Leave the pictures out, and retype all of the material exactly as written.

____ Data provided

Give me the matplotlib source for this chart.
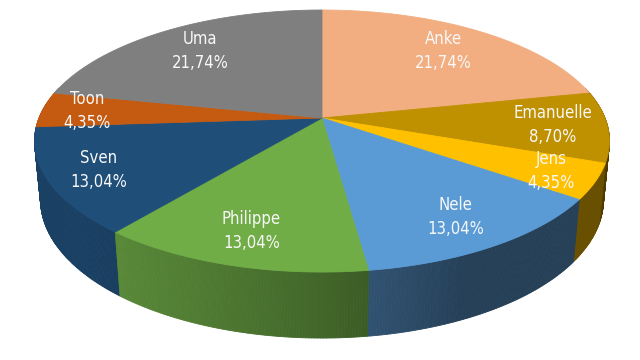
import numpy as np
import matplotlib
matplotlib.use("Agg")
import matplotlib.pyplot as plt
from matplotlib.collections import PolyCollection
from matplotlib.colors import to_rgb

names = ["Anke", "Emanuelle", "Jens", "Nele", "Philippe", "Sven", "Toon", "Uma"]
values = [21.74, 8.70, 4.35, 13.04, 13.04, 13.04, 4.35, 21.74]
colors = ["#F2AE80", "#BF9000", "#FFC000", "#5B9BD5", "#70AD47", "#1F4E79", "#C55A11", "#7F7F7F"]

# label distance from the centre (fraction of radius), excel spreads them a bit unevenly
label_r = [0.75, 0.81, 0.85, 0.80, 0.80, 0.83, 0.84, 0.75]

# perspective view, fitted by eye to the reference
cx, cy = 322, 118
focal, dist = 1439, 5.085
tilt = np.radians(26.66)
thick = 0.233


def project(x, y, z):
    up = y * np.sin(tilt) + z * np.cos(tilt)
    d = dist + y * np.cos(tilt) - z * np.sin(tilt)
    return cx + focal * x / d, cy - focal * up / d


def shade(phi):
    '''darkening of the side wall, light coming from the front left'''
    return 0.41 + 0.42 * np.clip(np.cos(phi - np.radians(205)), 0, None)


fracs = np.array(values) / np.sum(values)
edges = np.radians(90 - 360 * np.concatenate([[0], np.cumsum(fracs)]))

fig = plt.figure(figsize=(6.4, 3.6), dpi=100)
ax = fig.add_axes([0, 0, 1, 1])
ax.set_xlim(0, 640)
ax.set_ylim(360, 0)
ax.axis("off")

# side wall, built from thin strips, far ones first
strips, strip_cols, keys = [], [], []
for i in range(len(values)):
    a0, a1 = edges[i], edges[i + 1]
    n = max(int(abs(a1 - a0) / np.radians(0.5)), 2)
    ang = np.linspace(a0, a1, n + 1)
    base = np.array(to_rgb(colors[i]))
    for a, b in zip(ang[:-1], ang[1:]):
        m = 0.5 * (a + b)
        if np.sin(m) > 0.25:
            continue
        p1 = project(np.cos(a), np.sin(a), 0)
        p2 = project(np.cos(b), np.sin(b), 0)
        p3 = project(np.cos(b), np.sin(b), -thick)
        p4 = project(np.cos(a), np.sin(a), -thick)
        strips.append([p1, p2, p3, p4])
        strip_cols.append(np.clip(base * shade(m % (2 * np.pi)), 0, 1))
        keys.append(np.sin(m))
order = np.argsort(keys)[::-1]
walls = PolyCollection([strips[k] for k in order], facecolors=[strip_cols[k] for k in order],
                       edgecolors=[strip_cols[k] for k in order], linewidths=0.6)
ax.add_collection(walls)

# top faces
tops = []
for i in range(len(values)):
    ang = np.linspace(edges[i], edges[i + 1], 120)
    xs, ys = project(np.cos(ang), np.sin(ang), 0)
    c0 = project(0, 0, 0)
    tops.append([c0] + list(zip(xs, ys)))
ax.add_collection(PolyCollection(tops, facecolors=colors, edgecolors=colors, linewidths=0.6))

# data labels
for i in range(len(values)):
    mid = 0.5 * (edges[i] + edges[i + 1])
    r = label_r[i]
    lx, ly = project(r * np.cos(mid), r * np.sin(mid), 0)
    pct = ("%.2f" % values[i]).replace(".", ",") + "%"
    ax.text(lx, ly - 12, names[i], ha="center", va="center", color="#F8F8F8", fontsize=12,
            family="DejaVu Sans", fontstretch="condensed")
    ax.text(lx, ly + 12, pct, ha="center", va="center", color="#F8F8F8", fontsize=12,
            family="DejaVu Sans", fontstretch="condensed")

fig.savefig("out.png", dpi=100)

________

__Task result__.
Give me the matplotlib source for this chart.
import numpy as np
import matplotlib
matplotlib.use("Agg")
import matplotlib.pyplot as plt
from matplotlib.collections import PolyCollection
from matplotlib.colors import to_rgb

names = ["Anke", "Emanuelle", "Jens", "Nele", "Philippe", "Sven", "Toon", "Uma"]
values = [21.74, 8.70, 4.35, 13.04, 13.04, 13.04, 4.35, 21.74]
colors = ["#F2AE80", "#BF9000", "#FFC000", "#5B9BD5", "#70AD47", "#1F4E79", "#C55A11", "#7F7F7F"]

# label distance from the centre (fraction of radius), excel spreads them a bit unevenly
label_r = [0.75, 0.81, 0.85, 0.80, 0.80, 0.83, 0.84, 0.75]

# perspective view, fitted by eye to the reference
cx, cy = 322, 118
focal, dist = 1439, 5.085
tilt = np.radians(26.66)
thick = 0.233


def project(x, y, z):
    up = y * np.sin(tilt) + z * np.cos(tilt)
    d = dist + y * np.cos(tilt) - z * np.sin(tilt)
    return cx + focal * x / d, cy - focal * up / d


def shade(phi):
    '''darkening of the side wall, light coming from the front left'''
    return 0.41 + 0.42 * np.clip(np.cos(phi - np.radians(205)), 0, None)


fracs = np.array(values) / np.sum(values)
edges = np.radians(90 - 360 * np.concatenate([[0], np.cumsum(fracs)]))

fig = plt.figure(figsize=(6.4, 3.6), dpi=100)
ax = fig.add_axes([0, 0, 1, 1])
ax.set_xlim(0, 640)
ax.set_ylim(360, 0)
ax.axis("off")

# side wall, built from thin strips, far ones first
strips, strip_cols, keys = [], [], []
for i in range(len(values)):
    a0, a1 = edges[i], edges[i + 1]
    n = max(int(abs(a1 - a0) / np.radians(0.5)), 2)
    ang = np.linspace(a0, a1, n + 1)
    base = np.array(to_rgb(colors[i]))
    for a, b in zip(ang[:-1], ang[1:]):
        m = 0.5 * (a + b)
        if np.sin(m) > 0.25:
            continue
        p1 = project(np.cos(a), np.sin(a), 0)
        p2 = project(np.cos(b), np.sin(b), 0)
        p3 = project(np.cos(b), np.sin(b), -thick)
        p4 = project(np.cos(a), np.sin(a), -thick)
        strips.append([p1, p2, p3, p4])
        strip_cols.append(np.clip(base * shade(m % (2 * np.pi)), 0, 1))
        keys.append(np.sin(m))
order = np.argsort(keys)[::-1]
walls = PolyCollection([strips[k] for k in order], facecolors=[strip_cols[k] for k in order],
                       edgecolors=[strip_cols[k] for k in order], linewidths=0.6)
ax.add_collection(walls)

# top faces
tops = []
for i in range(len(values)):
    ang = np.linspace(edges[i], edges[i + 1], 120)
    xs, ys = project(np.cos(ang), np.sin(ang), 0)
    c0 = project(0, 0, 0)
    tops.append([c0] + list(zip(xs, ys)))
ax.add_collection(PolyCollection(tops, facecolors=colors, edgecolors=colors, linewidths=0.6))

# data labels
for i in range(len(values)):
    mid = 0.5 * (edges[i] + edges[i + 1])
    r = label_r[i]
    lx, ly = project(r * np.cos(mid), r * np.sin(mid), 0)
    pct = ("%.2f" % values[i]).replace(".", ",") + "%"
    ax.text(lx, ly - 12, names[i], ha="center", va="center", color="#F8F8F8", fontsize=12,
            family="DejaVu Sans", fontstretch="condensed")
    ax.text(lx, ly + 12, pct, ha="center", va="center", color="#F8F8F8", fontsize=12,
            family="DejaVu Sans", fontstretch="condensed")

fig.savefig("out.png", dpi=100)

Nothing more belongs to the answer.